[Source: Ken Alltucker, The Arizona Republic] – The state of Georgia hosted biotech executives from across the globe aboard a decommissioned aircraft carrier. Pennsylvania raffled away a Harley-Davidson motorcycle. And Minnesota handed out a $500 shopping spree at the Mall of America.
Economic-development representatives from 31 states, including Arizona, and more than two dozen foreign nations courted biotechnology executives and investors this week in San Diego at the Biotechnology Industry Organization’s annual convention.
They are desperate to woo biotech companies and research, which they see as an environmentally friendly industry that offers high-wage jobs, innovation and improved health care.
The states offered trips, trinkets and lots of cash to capture the industry’s attention.
One day after Massachusetts Gov. Deval Partick signed a $1 billion biotech bill, Maryland proposed its own $1.1 billion funding plan to sprinkle investments across that state’s biotech sector.
Not to be outdone, California Gov. Arnold Schwarzenegger, one of a dozen or so governors at the convention, chatted up his state’s $3 billion stem-cell research initiative and pitched California as a business destination.
“Let’s face it, California is the biotech capital of the world,” Schwarzenegger said during a luncheon speech. “If you are a biotech scientist, or an entrepreneur or an investor, California is one of the best places to set up shop.”
Arizona’s contingent of public and private bioscience interests wasn’t far behind when it came to chatting up the state’s burgeoning biotech efforts.
Representatives from the University of Arizona’s Bio5 Institute, Arizona State University’s Biodesign Institute, Northern Arizona University, the Flinn Foundation and others were on hand to promote the Grand Canyon State.
Arizona made no splashy announcement of any new funding deal at the conference.
But the state Department of Commerce issued a news release Wednesday listing some of Arizona’s bio-related accomplishments.
Walt Plosila, a consultant who helped draft the state’s bioscience road map, said Arizona’s planned approach to grow its research base is the smartest way to expand its biotech efforts.
“The goal is not to be good at everything,” said Plosila, senior adviser to Cleveland-based Technology Partnership Practice. “It’s not to try to be like Massachusetts or Silicon Valley. They are so far ahead, and they have such a deep base – you can’t do that.”
Arizona has notched some positive momentum in recent years, Plosila said, noting the state ranked No. 27 among all states in federal National Institutes of Health grants and No. 20 in bioscience venture-capital investment during the 2007 fiscal year.

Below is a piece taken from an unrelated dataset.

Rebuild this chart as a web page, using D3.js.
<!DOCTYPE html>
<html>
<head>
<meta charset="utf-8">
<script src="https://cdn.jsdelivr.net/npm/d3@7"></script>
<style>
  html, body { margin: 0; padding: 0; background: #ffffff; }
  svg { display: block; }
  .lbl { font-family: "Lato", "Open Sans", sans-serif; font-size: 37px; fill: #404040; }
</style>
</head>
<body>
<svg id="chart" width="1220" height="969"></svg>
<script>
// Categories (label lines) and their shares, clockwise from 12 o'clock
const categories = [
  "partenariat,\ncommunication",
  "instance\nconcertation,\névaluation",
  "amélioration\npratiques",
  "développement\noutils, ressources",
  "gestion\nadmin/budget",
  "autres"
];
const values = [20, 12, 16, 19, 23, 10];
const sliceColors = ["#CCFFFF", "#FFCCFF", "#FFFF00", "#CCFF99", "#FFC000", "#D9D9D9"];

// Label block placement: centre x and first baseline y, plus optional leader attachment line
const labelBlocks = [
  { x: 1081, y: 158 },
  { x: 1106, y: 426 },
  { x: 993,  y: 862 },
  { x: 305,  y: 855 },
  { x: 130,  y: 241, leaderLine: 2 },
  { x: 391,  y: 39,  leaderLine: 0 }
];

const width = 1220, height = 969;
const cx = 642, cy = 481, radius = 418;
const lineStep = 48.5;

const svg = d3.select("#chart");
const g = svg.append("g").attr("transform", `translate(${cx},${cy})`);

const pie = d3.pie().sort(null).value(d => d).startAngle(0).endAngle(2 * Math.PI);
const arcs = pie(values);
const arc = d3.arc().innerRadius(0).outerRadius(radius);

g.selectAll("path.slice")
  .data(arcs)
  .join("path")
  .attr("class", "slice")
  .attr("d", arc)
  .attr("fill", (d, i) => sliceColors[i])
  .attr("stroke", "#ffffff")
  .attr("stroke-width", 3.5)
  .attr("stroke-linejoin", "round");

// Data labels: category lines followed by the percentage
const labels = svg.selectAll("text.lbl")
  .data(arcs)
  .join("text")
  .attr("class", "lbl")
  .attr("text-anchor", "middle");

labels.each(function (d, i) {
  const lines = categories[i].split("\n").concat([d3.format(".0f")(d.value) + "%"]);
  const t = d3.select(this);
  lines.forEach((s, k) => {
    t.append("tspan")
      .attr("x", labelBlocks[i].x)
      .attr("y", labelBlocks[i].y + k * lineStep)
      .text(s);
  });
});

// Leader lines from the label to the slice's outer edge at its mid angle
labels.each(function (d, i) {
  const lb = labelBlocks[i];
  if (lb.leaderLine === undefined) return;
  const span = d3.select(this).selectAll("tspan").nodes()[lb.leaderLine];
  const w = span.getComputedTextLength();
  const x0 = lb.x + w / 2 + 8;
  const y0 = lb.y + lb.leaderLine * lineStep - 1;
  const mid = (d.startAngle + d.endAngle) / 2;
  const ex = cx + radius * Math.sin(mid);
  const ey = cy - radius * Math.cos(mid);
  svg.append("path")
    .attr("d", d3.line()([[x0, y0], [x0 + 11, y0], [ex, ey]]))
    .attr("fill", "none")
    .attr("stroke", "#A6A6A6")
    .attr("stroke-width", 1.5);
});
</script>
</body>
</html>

A state-funded measure helped build new state-of-the-art research labs in Tucson and Tempe. And the Translational Genomics Research Institute has expanded the state’s molecular know-how.
Even though Arizona has made strides in the area of research funding, the state still has not spawned a strong cluster of privately owned biotech companies, he added. “Arizona is not yet at a critical mass of companies,” Plosila said.
That is true of many states across the United States.
But those states work hard to woo companies at the annual biotechnology industry show.
“This has evolved over the years from being an industry show to an economic-development show,” said Curt Bilby, chief executive officer of the Austin-based biotech company Terapio. “Everybody is trying to become the next biotech cluster.”
Contest among states
Louisiana’s pavilion featured an amateur ventriloquist handling a stuffed ostrich. A pavilion for Nebraska offered biotech executives a drawing for Omaha steaks.
Kansas took on a sporting theme, with the state’s biotech organization, called the Kansas Bio Authority, circulated a pamphlet featuring a picture of the state’s college-basketball championship aftermath. The message: “Kansas: Home of Champions.”
Economic development representatives from Georgia acknowledged that competition among the states remains tough.
“You look at Boston, San Diego and the Silicon Valley – they are the leaders,” said Michael Starling, a senior project manager with the DeKalb County Office of Economic Development in suburban Atlanta. “Everybody else is reaching for that second rung.”